- **RECORDS FOR THIS EXERCISE**
[BEGIN]

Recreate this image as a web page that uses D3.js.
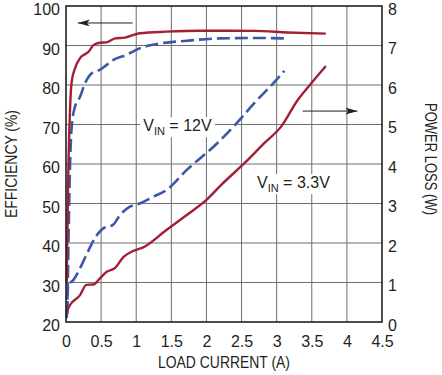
<!DOCTYPE html>
<html lang="en">
<head>
<meta charset="utf-8">
<title>Efficiency and Power Loss vs Load Current</title>
<script src="https://cdn.jsdelivr.net/npm/d3@7"></script>
<style>
  body { margin: 0; background: #fff; }
  text { font-family: "Liberation Sans Narrow", "Liberation Sans", Arial, sans-serif; fill: #231f20; }
</style>
</head>
<body>
<script>
// load current (A) / efficiency (%) / power loss (W)
var eff33 = [
  [0.01, 30], [0.03, 55], [0.057, 73.7], [0.081, 80.8], [0.128, 84.2], [0.2, 86.8], [0.27, 87.8],
  [0.32, 88.4], [0.39, 90.1], [0.48, 90.7], [0.58, 90.8], [0.7, 91.8], [0.84, 92.0],
  [1.05, 93.1], [1.43, 93.5], [1.91, 93.75], [2.21, 93.75], [2.68, 93.7], [3.16, 93.3], [3.7, 93.0]
];
var eff12 = [
  [0.02, 22], [0.04, 45], [0.057, 59.3], [0.081, 69.4], [0.128, 74.5], [0.2, 77], [0.27, 80.4],
  [0.366, 83], [0.48, 83.8], [0.58, 85.1], [0.67, 86.3], [0.86, 87.6], [1.05, 89.3],
  [1.34, 90.5], [1.72, 91.2], [2.19, 91.8], [2.68, 91.9], [3.11, 91.8]
];
var loss12 = [
  [0.01, 0.1], [0.033, 0.94], [0.104, 1.06], [0.2, 1.36], [0.29, 1.7], [0.44, 2.2], [0.53, 2.37],
  [0.67, 2.46], [0.77, 2.71], [0.91, 2.92], [1.05, 3.0], [1.24, 3.17], [1.43, 3.34],
  [1.72, 3.85], [2.15, 4.52], [2.45, 5.07], [2.68, 5.54], [2.97, 6.08], [3.11, 6.36]
];
var loss33 = [
  [0.01, 0.26], [0.057, 0.43], [0.2, 0.68], [0.29, 0.94], [0.39, 0.95], [0.48, 1.1], [0.58, 1.27],
  [0.7, 1.37], [0.82, 1.65], [0.96, 1.8], [1.1, 1.89], [1.43, 2.33], [1.72, 2.71],
  [2.0, 3.09], [2.21, 3.47], [2.54, 4.02], [2.82, 4.52], [3.06, 4.94], [3.3, 5.62],
  [3.49, 6.04], [3.7, 6.48]
];
var xTicks = [0, 0.5, 1, 1.5, 2, 2.5, 3, 3.5, 4, 4.5];
var effTicks = [20, 30, 40, 50, 60, 70, 80, 90, 100];
var lossTicks = [0, 1, 2, 3, 4, 5, 6, 7, 8];

var w = 442, h = 375;
var margin = {top: 6, right: 60, bottom: 53, left: 66};
var red = "#a31f34", blue = "#3b58a8";

var svg = d3.select("body").append("svg")
  .attr("width", w)
  .attr("height", h);

var iw = w - margin.left - margin.right;
var ih = h - margin.top - margin.bottom;

var x = d3.scaleLinear().domain([0, 4.5]).range([0, iw]);
var yEff = d3.scaleLinear().domain([20, 100]).range([ih, 0]);
var yLoss = d3.scaleLinear().domain([0, 8]).range([ih, 0]);

var g = svg.append("g")
  .attr("transform", "translate(" + margin.left + "," + margin.top + ")");

// grid
g.selectAll(".vgrid").data(xTicks.slice(1, -1)).enter().append("line")
  .attr("x1", function(d) { return x(d); }).attr("x2", function(d) { return x(d); })
  .attr("y1", 0).attr("y2", ih)
  .attr("stroke", "#6d6e71").attr("stroke-width", 1);
g.selectAll(".hgrid").data(effTicks.slice(1, -1)).enter().append("line")
  .attr("x1", 0).attr("x2", iw)
  .attr("y1", function(d) { return yEff(d); }).attr("y2", function(d) { return yEff(d); })
  .attr("stroke", "#6d6e71").attr("stroke-width", 1);

// axes (tick labels only, the frame is drawn separately)
function styleAxis(sel) {
  sel.select(".domain").remove();
  sel.selectAll(".tick line").remove();
  sel.selectAll("text").style("font-size", "16px").attr("fill", "#231f20");
}
g.append("g").attr("transform", "translate(0," + ih + ")")
  .call(d3.axisBottom(x).tickValues(xTicks).tickFormat(d3.format("")).tickPadding(8))
  .call(styleAxis);
g.append("g")
  .call(d3.axisLeft(yEff).tickValues(effTicks).tickPadding(0))
  .call(styleAxis)
  .selectAll("text").attr("dy", "0.55em");
g.append("g").attr("transform", "translate(" + iw + ",0)")
  .call(d3.axisRight(yLoss).tickValues(lossTicks).tickPadding(0))
  .call(styleAxis)
  .selectAll("text").attr("dy", "0.5em");

// V_IN labels with white boxes
function vinLabel(px, py, val) {
  var lg = g.append("g");
  var t = lg.append("text").attr("x", px).attr("y", py).style("font-size", "16px");
  t.append("tspan").text("V");
  t.append("tspan").attr("dy", 4).style("font-size", "11px").text("IN");
  t.append("tspan").attr("dy", -4).text(" = " + val);
  var bb = t.node().getBBox();
  lg.insert("rect", "text")
    .attr("x", bb.x - 3).attr("y", bb.y)
    .attr("width", bb.width + 6).attr("height", bb.height)
    .attr("fill", "#fff");
}
vinLabel(x(1.1), yEff(68.3), "12V");
vinLabel(x(2.72), yEff(53.9), "3.3V");

// arrows
svg.append("defs").append("marker")
  .attr("id", "ah").attr("viewBox", "0 0 12 7").attr("refX", 12).attr("refY", 3.5)
  .attr("markerWidth", 12).attr("markerHeight", 7).attr("markerUnits", "userSpaceOnUse")
  .attr("orient", "auto")
  .append("path").attr("d", "M0,0 L12,3.5 L0,7 L3,3.5 z").attr("fill", "#231f20");
g.append("line")
  .attr("x1", x(0.95)).attr("y1", yEff(95.7))
  .attr("x2", x(0.17)).attr("y2", yEff(95.7))
  .attr("stroke", "#231f20").attr("stroke-width", 1).attr("marker-end", "url(#ah)");
g.append("line")
  .attr("x1", x(3.37)).attr("y1", yLoss(5.34))
  .attr("x2", x(4.15)).attr("y2", yLoss(5.34))
  .attr("stroke", "#231f20").attr("stroke-width", 1).attr("marker-end", "url(#ah)");

// curves
var lineEff = d3.line().curve(d3.curveMonotoneX)
  .x(function(d) { return x(d[0]); }).y(function(d) { return yEff(d[1]); });
var lineLoss = d3.line().curve(d3.curveMonotoneX)
  .x(function(d) { return x(d[0]); }).y(function(d) { return yLoss(d[1]); });

g.append("path").datum(eff12).attr("d", lineEff)
  .attr("fill", "none").attr("stroke", blue).attr("stroke-width", 2.6).attr("stroke-dasharray", "13,5");
g.append("path").datum(loss12).attr("d", lineLoss)
  .attr("fill", "none").attr("stroke", blue).attr("stroke-width", 2.6).attr("stroke-dasharray", "13,5");
g.append("path").datum(eff33).attr("d", lineEff)
  .attr("fill", "none").attr("stroke", red).attr("stroke-width", 2.4);
g.append("path").datum(loss33).attr("d", lineLoss)
  .attr("fill", "none").attr("stroke", red).attr("stroke-width", 2.4);

// frame
g.append("rect").attr("x", 0).attr("y", 0).attr("width", iw).attr("height", ih)
  .attr("fill", "none").attr("stroke", "#231f20").attr("stroke-width", 1.6);

// axis titles
svg.append("text")
  .attr("text-anchor", "middle")
  .attr("transform", "translate(17,164)rotate(-90)")
  .style("font-size", "17px")
  .attr("textLength", 108).attr("lengthAdjust", "spacingAndGlyphs")
  .text("EFFICIENCY (%)");
svg.append("text")
  .attr("text-anchor", "middle")
  .attr("transform", "translate(425,159)rotate(90)")
  .style("font-size", "17px")
  .attr("textLength", 112).attr("lengthAdjust", "spacingAndGlyphs")
  .text("POWER LOSS (W)");
svg.append("text")
  .attr("text-anchor", "middle")
  .attr("x", 224).attr("y", 368)
  .style("font-size", "17px")
  .attr("textLength", 132).attr("lengthAdjust", "spacingAndGlyphs")
  .text("LOAD CURRENT (A)");
</script>
</body>
</html>
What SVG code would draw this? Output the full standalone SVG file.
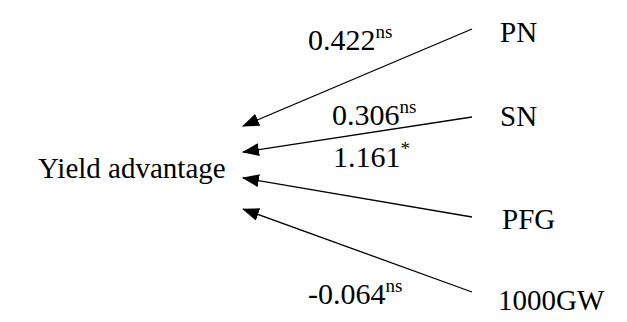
<svg xmlns="http://www.w3.org/2000/svg" width="627" height="322" viewBox="0 0 627 322">
<style>
text{font-family:"Liberation Serif","Times New Roman",serif;fill:#000;font-size:29px}
.lbl{font-size:30px}
.sup{font-size:19px}
.c line{stroke:#000;stroke-width:1.3}
</style>
<defs>
<marker id="ah" markerWidth="17" markerHeight="13" refX="16" refY="6.5" orient="auto" markerUnits="userSpaceOnUse">
<path d="M0,0 L17,6.5 L0,13 Z" fill="#000"/>
</marker>
</defs>
<rect width="627" height="322" fill="#fff"/>
<g id="connectors" class="c">
<line x1="472" y1="29" x2="243" y2="126" marker-end="url(#ah)"/>
<line x1="472" y1="117" x2="243" y2="152" marker-end="url(#ah)"/>
<line x1="472" y1="217" x2="243" y2="178" marker-end="url(#ah)"/>
<line x1="472" y1="292" x2="243" y2="209" marker-end="url(#ah)"/>
</g>
<g id="yield"><text x="38" y="178">Yield advantage</text></g>
<g id="pn"><text x="500" y="42">PN</text></g>
<g id="sn"><text x="500" y="126">SN</text></g>
<g id="pfg"><text x="502" y="229">PFG</text></g>
<g id="gw"><text x="498" y="310">1000GW</text></g>
<g id="labels">
<text class="lbl" x="308" y="50">0.422<tspan class="sup" dy="-12">ns</tspan></text>
<text class="lbl" x="332" y="125">0.306<tspan class="sup" dy="-12">ns</tspan></text>
<text class="lbl" x="333" y="167">1.161<tspan class="sup" dy="-12">*</tspan></text>
<text class="lbl" x="308" y="304">-0.064<tspan class="sup" dy="-12">ns</tspan></text>
</g>
</svg>
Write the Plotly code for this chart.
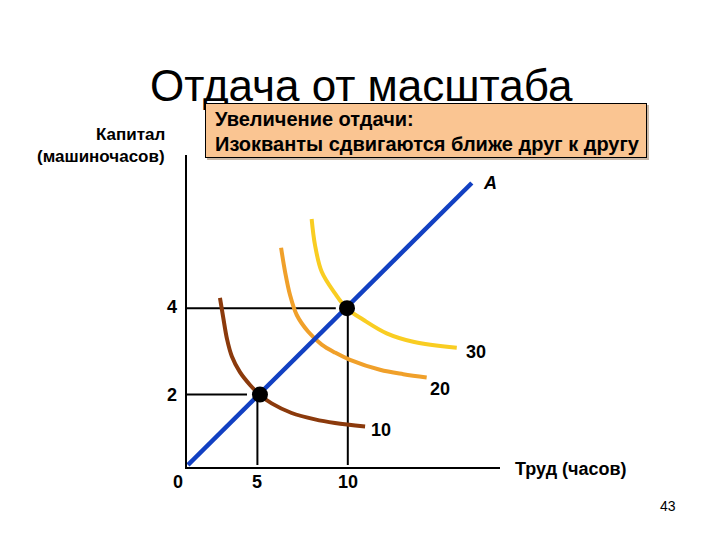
import plotly.graph_objects as go

# ---- data (labor units, capital units as drawn) ----
ray_labor = [0.06, 17.8]
ray_capital = [0.05, 7.1]

iso10_labor = [2.06, 2.27, 2.50, 2.80, 3.31, 3.94, 4.56, 5.29, 6.54, 8.0, 9.25, 11.13]
iso10_capital = [4.23, 3.72, 3.20, 2.77, 2.37, 2.05, 1.80, 1.59, 1.35, 1.19, 1.10, 1.01]

iso20_labor = [5.88, 6.13, 6.44, 6.86, 7.58, 8.42, 9.25, 10.19, 12.06, 13.52, 14.98]
iso20_capital = [5.48, 4.88, 4.30, 3.80, 3.38, 3.06, 2.86, 2.68, 2.43, 2.32, 2.24]

iso30_labor = [7.79, 8.0, 8.42, 9.25, 9.98, 11.02, 12.48, 14.14, 16.86]
iso30_capital = [6.2, 5.55, 4.88, 4.34, 3.97, 3.68, 3.34, 3.13, 2.98]

point_labor = [4.56, 10.0]
point_capital = [1.81, 3.97]
guide_h_end = [3.75, 9.3]
guide_v_x = [4.4, 10.05]

labor_ticks = [4.4, 10.05]
labor_tick_text = ["5", "10"]
capital_ticks = [1.81, 4.0]
capital_tick_text = ["2", "4"]

iso_labels = ["10", "20", "30"]
iso_label_labor = [12.1, 15.8, 18.05]
iso_label_capital = [0.92, 1.95, 2.88]

FONT = "Arial, Liberation Sans, sans-serif"
BLUE = "#1240C2"
BROWN = "#8B3A0C"
ORANGE = "#F0A02A"
YELLOW = "#F9CD22"

fig = go.Figure()

# guide lines
for i in range(2):
    fig.add_trace(go.Scatter(x=[0, guide_h_end[i]], y=[point_capital[i], point_capital[i]],
                             mode="lines", line=dict(color="black", width=2), showlegend=False, hoverinfo="skip"))
    fig.add_trace(go.Scatter(x=[guide_v_x[i], guide_v_x[i]], y=[0.05, point_capital[i]],
                             mode="lines", line=dict(color="black", width=2), showlegend=False, hoverinfo="skip"))

for lx, ly, col in [(iso10_labor, iso10_capital, BROWN),
                    (iso20_labor, iso20_capital, ORANGE),
                    (iso30_labor, iso30_capital, YELLOW)]:
    fig.add_trace(go.Scatter(x=lx, y=ly, mode="lines", line=dict(color=col, width=4, shape="spline", smoothing=1.0),
                             showlegend=False, hoverinfo="skip"))

fig.add_trace(go.Scatter(x=ray_labor, y=ray_capital, mode="lines", line=dict(color=BLUE, width=4.5),
                         showlegend=False, hoverinfo="skip"))

fig.add_trace(go.Scatter(x=point_labor, y=point_capital, mode="markers",
                         marker=dict(color="black", size=16), showlegend=False, hoverinfo="skip"))


def A(**kw):
    d = dict(showarrow=False, xanchor="center", yanchor="middle")
    d.update(kw)
    return d


ann = []
# title
ann.append(A(text="Отдача от масштаба", x=0.556, y=1.224, xref="paper", yref="paper",
             font=dict(family=FONT, size=44, color="black")))
# shadow + box
ann.append(A(text=" ", x=0.7636, y=1.0785, xref="paper", yref="paper", xshift=2, yshift=-2,
             width=440, height=53, bgcolor="#C8B8A8", borderpad=0, borderwidth=1, bordercolor="#C8B8A8"))
ann.append(A(text=" ", x=0.7636, y=1.0785, xref="paper", yref="paper",
             width=440, height=53, bgcolor="#FAC592", borderpad=0, borderwidth=1, bordercolor="black"))
ann.append(A(text="<b>Увеличение отдачи:</b>", x=0.083, y=1.115, xref="paper", yref="paper",
             xanchor="left", font=dict(family=FONT, size=20, color="black")))
ann.append(A(text="<b>Изокванты сдвигаются ближе друг к другу</b>", x=0.083, y=1.035, xref="paper",
             yref="paper", xanchor="left", font=dict(family=FONT, size=20, color="black")))
# axis titles
ann.append(A(text="<b>Капитал</b>", x=-0.064, y=1.065, xref="paper", yref="paper", xanchor="right",
             font=dict(family=FONT, size=17, color="black")))
ann.append(A(text="<b>(машиночасов)</b>", x=-0.064, y=0.994, xref="paper", yref="paper", xanchor="right",
             font=dict(family=FONT, size=17, color="black")))
ann.append(A(text="<b>Труд (часов)</b>", x=1.0415, y=-0.006, xref="paper", yref="paper", xanchor="left",
             font=dict(family=FONT, size=18, color="black")))
# ray label
ann.append(A(text="<b><i>A</i></b>", x=ray_labor[1], y=ray_capital[1], xref="x", yref="y", xshift=18,
             font=dict(family=FONT, size=18, color="black")))
# tick labels
ann.append(A(text="<b>0</b>", x=0, y=0, xref="x", yref="y", xshift=-9, yshift=-15,
             font=dict(family=FONT, size=18, color="black")))
for v, t in zip(labor_ticks, labor_tick_text):
    ann.append(A(text=f"<b>{t}</b>", x=v, y=0, xref="x", yref="y", yshift=-15,
                 font=dict(family=FONT, size=18, color="black")))
for v, t in zip(capital_ticks, capital_tick_text):
    ann.append(A(text=f"<b>{t}</b>", x=0, y=v, xref="x", yref="y", xshift=-15,
                 font=dict(family=FONT, size=18, color="black")))
for t, lx, ly in zip(iso_labels, iso_label_labor, iso_label_capital):
    ann.append(A(text=f"<b>{t}</b>", x=lx, y=ly, xref="x", yref="y",
                 font=dict(family=FONT, size=18, color="black")))
# slide number
ann.append(A(text="43", x=1.537, y=-0.125, xref="paper", yref="paper",
             font=dict(family=FONT, size=14, color="black")))

fig.update_layout(
    width=720, height=540,
    margin=dict(l=187, r=220, t=155, b=73),
    paper_bgcolor="white", plot_bgcolor="white",
    annotations=ann,
    xaxis=dict(range=[0, 19.5625], showgrid=False, zeroline=False, showticklabels=False, ticks="",
               showline=True, linecolor="black", linewidth=2),
    yaxis=dict(range=[0, 7.8], showgrid=False, zeroline=False, showticklabels=False, ticks="",
               showline=True, linecolor="black", linewidth=2),
)

fig.write_html("out.html")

[END]

- **WHAT NEEDS TO BE DONE**
In the listing above, find the line containing "What SVG code" and the line containing "1.19, 1.10, 1.01]", then return both of them and every line between, exactly, without pictures.

- **OUTPUT BELOW**
What SVG code would draw this? Output the full standalone SVG file.
<svg xmlns="http://www.w3.org/2000/svg" width="627" height="322" viewBox="0 0 627 322">
<style>
text{font-family:"Liberation Serif","Times New Roman",serif;fill:#000;font-size:29px}
.lbl{font-size:30px}
.sup{font-size:19px}
.c line{stroke:#000;stroke-width:1.3}
</style>
<defs>
<marker id="ah" markerWidth="17" markerHeight="13" refX="16" refY="6.5" orient="auto" markerUnits="userSpaceOnUse">
<path d="M0,0 L17,6.5 L0,13 Z" fill="#000"/>
</marker>
</defs>
<rect width="627" height="322" fill="#fff"/>
<g id="connectors" class="c">
<line x1="472" y1="29" x2="243" y2="126" marker-end="url(#ah)"/>
<line x1="472" y1="117" x2="243" y2="152" marker-end="url(#ah)"/>
<line x1="472" y1="217" x2="243" y2="178" marker-end="url(#ah)"/>
<line x1="472" y1="292" x2="243" y2="209" marker-end="url(#ah)"/>
</g>
<g id="yield"><text x="38" y="178">Yield advantage</text></g>
<g id="pn"><text x="500" y="42">PN</text></g>
<g id="sn"><text x="500" y="126">SN</text></g>
<g id="pfg"><text x="502" y="229">PFG</text></g>
<g id="gw"><text x="498" y="310">1000GW</text></g>
<g id="labels">
<text class="lbl" x="308" y="50">0.422<tspan class="sup" dy="-12">ns</tspan></text>
<text class="lbl" x="332" y="125">0.306<tspan class="sup" dy="-12">ns</tspan></text>
<text class="lbl" x="333" y="167">1.161<tspan class="sup" dy="-12">*</tspan></text>
<text class="lbl" x="308" y="304">-0.064<tspan class="sup" dy="-12">ns</tspan></text>
</g>
</svg>
Write the Plotly code for this chart.
import plotly.graph_objects as go

# ---- data (labor units, capital units as drawn) ----
ray_labor = [0.06, 17.8]
ray_capital = [0.05, 7.1]

iso10_labor = [2.06, 2.27, 2.50, 2.80, 3.31, 3.94, 4.56, 5.29, 6.54, 8.0, 9.25, 11.13]
iso10_capital = [4.23, 3.72, 3.20, 2.77, 2.37, 2.05, 1.80, 1.59, 1.35, 1.19, 1.10, 1.01]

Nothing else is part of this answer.